_Problem_. Below this line are records; write out exactly the lines from the one containing "Emit a Python" through the one containing "import plotly.graph_objects as go", with the pictures left out.

>> start The input

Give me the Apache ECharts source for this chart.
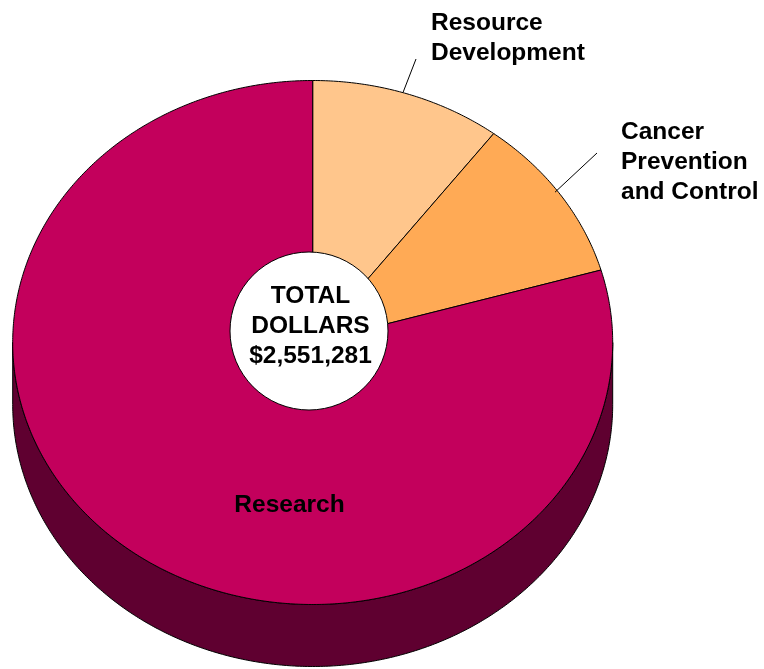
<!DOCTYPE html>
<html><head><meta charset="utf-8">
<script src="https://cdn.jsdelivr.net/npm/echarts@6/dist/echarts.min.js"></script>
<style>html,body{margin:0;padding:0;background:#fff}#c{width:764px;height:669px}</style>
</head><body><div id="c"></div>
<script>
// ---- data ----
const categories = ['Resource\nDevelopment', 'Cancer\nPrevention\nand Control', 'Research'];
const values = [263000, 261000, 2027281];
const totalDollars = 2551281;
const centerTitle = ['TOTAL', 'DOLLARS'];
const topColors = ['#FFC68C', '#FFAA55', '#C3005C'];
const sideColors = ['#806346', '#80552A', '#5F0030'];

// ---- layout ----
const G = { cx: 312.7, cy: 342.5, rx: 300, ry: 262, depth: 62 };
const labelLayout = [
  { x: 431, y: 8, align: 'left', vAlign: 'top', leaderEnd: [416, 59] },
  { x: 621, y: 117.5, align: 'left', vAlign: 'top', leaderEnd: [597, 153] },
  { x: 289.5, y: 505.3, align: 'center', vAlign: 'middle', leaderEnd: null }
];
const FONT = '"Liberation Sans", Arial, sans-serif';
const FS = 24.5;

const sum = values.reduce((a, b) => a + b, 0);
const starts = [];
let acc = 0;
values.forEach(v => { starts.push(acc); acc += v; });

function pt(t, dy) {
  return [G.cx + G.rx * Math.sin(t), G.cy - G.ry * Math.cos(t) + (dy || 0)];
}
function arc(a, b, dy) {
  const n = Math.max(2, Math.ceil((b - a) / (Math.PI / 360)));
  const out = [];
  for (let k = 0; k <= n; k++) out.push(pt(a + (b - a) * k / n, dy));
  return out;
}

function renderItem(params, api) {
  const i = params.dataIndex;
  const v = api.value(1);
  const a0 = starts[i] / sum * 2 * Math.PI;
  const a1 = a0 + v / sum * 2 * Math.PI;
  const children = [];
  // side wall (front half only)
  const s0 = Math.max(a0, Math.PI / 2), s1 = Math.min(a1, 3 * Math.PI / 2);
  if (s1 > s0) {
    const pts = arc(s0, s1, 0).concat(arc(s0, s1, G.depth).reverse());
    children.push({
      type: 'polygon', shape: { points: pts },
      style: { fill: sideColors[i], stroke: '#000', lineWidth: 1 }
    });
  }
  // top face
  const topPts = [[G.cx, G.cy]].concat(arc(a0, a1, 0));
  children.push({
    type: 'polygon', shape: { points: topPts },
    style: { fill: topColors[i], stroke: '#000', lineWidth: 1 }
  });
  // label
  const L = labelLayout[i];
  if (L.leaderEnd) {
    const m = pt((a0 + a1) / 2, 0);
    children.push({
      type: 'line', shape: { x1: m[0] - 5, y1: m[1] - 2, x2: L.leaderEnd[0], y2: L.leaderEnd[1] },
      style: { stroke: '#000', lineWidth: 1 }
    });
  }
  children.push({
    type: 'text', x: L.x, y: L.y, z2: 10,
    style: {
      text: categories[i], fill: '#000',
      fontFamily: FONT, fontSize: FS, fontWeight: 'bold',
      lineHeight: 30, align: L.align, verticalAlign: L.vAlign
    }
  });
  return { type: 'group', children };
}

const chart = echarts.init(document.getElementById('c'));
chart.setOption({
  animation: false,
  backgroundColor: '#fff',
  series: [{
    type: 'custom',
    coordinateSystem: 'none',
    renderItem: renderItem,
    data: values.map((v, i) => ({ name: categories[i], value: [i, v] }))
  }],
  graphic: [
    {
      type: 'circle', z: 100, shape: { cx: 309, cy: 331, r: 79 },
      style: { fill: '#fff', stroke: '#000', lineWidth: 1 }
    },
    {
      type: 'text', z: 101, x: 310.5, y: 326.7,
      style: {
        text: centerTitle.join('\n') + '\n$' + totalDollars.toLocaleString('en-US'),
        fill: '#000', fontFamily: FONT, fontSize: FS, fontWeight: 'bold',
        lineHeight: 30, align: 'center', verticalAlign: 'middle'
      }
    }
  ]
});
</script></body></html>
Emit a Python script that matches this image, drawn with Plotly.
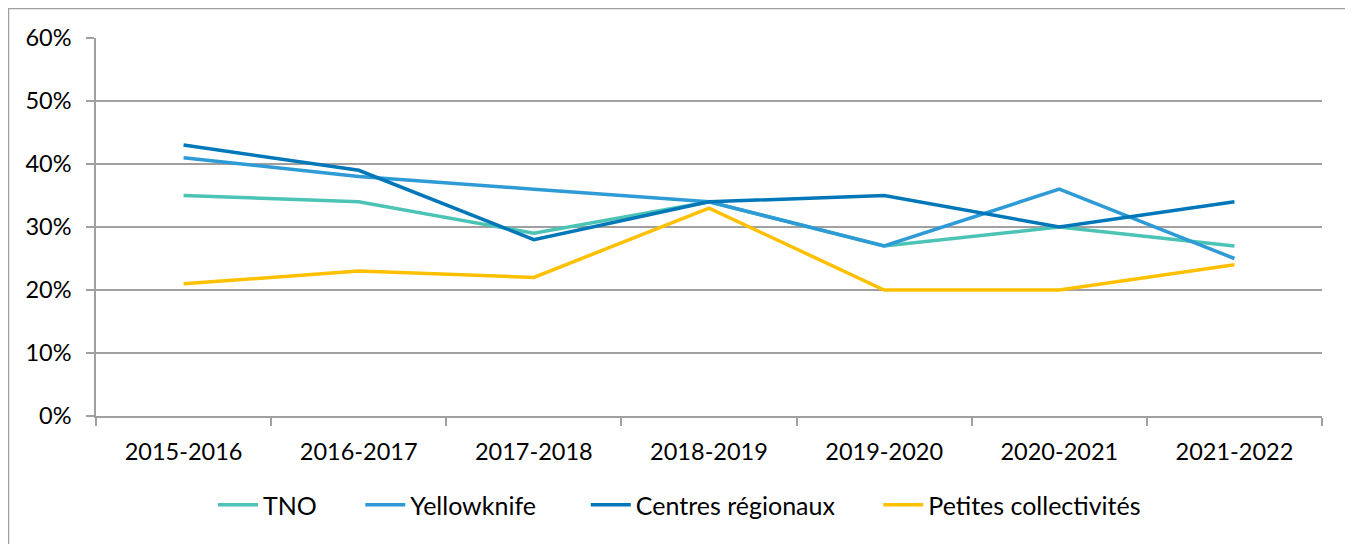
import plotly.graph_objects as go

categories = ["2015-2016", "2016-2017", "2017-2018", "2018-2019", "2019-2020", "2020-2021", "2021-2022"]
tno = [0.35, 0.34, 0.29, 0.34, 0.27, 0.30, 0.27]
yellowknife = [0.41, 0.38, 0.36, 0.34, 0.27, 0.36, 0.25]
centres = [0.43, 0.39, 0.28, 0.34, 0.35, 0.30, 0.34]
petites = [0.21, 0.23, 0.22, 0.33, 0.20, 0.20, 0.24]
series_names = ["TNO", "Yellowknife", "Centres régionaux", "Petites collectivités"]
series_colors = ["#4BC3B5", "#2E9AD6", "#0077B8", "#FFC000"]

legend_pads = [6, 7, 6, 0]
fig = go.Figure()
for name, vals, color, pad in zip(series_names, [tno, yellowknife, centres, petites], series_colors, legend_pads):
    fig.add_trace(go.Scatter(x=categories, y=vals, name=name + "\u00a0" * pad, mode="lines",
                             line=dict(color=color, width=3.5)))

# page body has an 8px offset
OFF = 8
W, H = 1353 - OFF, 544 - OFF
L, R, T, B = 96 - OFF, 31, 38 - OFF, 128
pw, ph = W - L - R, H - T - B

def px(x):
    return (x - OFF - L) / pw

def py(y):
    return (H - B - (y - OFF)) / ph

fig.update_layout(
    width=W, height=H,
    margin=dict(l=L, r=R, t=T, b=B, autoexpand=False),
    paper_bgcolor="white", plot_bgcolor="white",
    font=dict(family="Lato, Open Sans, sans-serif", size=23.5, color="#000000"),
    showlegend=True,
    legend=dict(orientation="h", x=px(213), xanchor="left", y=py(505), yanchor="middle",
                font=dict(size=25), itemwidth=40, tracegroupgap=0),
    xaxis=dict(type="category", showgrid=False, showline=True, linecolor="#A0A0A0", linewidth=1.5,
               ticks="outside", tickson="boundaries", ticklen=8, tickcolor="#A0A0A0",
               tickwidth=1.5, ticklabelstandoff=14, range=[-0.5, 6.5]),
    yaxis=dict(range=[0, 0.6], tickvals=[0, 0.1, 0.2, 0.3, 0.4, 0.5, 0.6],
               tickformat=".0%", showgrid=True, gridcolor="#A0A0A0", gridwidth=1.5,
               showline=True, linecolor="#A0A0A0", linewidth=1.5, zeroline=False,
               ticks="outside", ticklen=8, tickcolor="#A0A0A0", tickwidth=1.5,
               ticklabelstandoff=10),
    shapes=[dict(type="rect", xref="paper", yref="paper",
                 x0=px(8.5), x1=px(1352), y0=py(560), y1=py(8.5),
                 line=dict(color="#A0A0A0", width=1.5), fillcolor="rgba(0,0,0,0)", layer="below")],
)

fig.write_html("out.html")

>> end The input

_Solution to this task_.
Emit a Python script that matches this image, drawn with Plotly.
import plotly.graph_objects as go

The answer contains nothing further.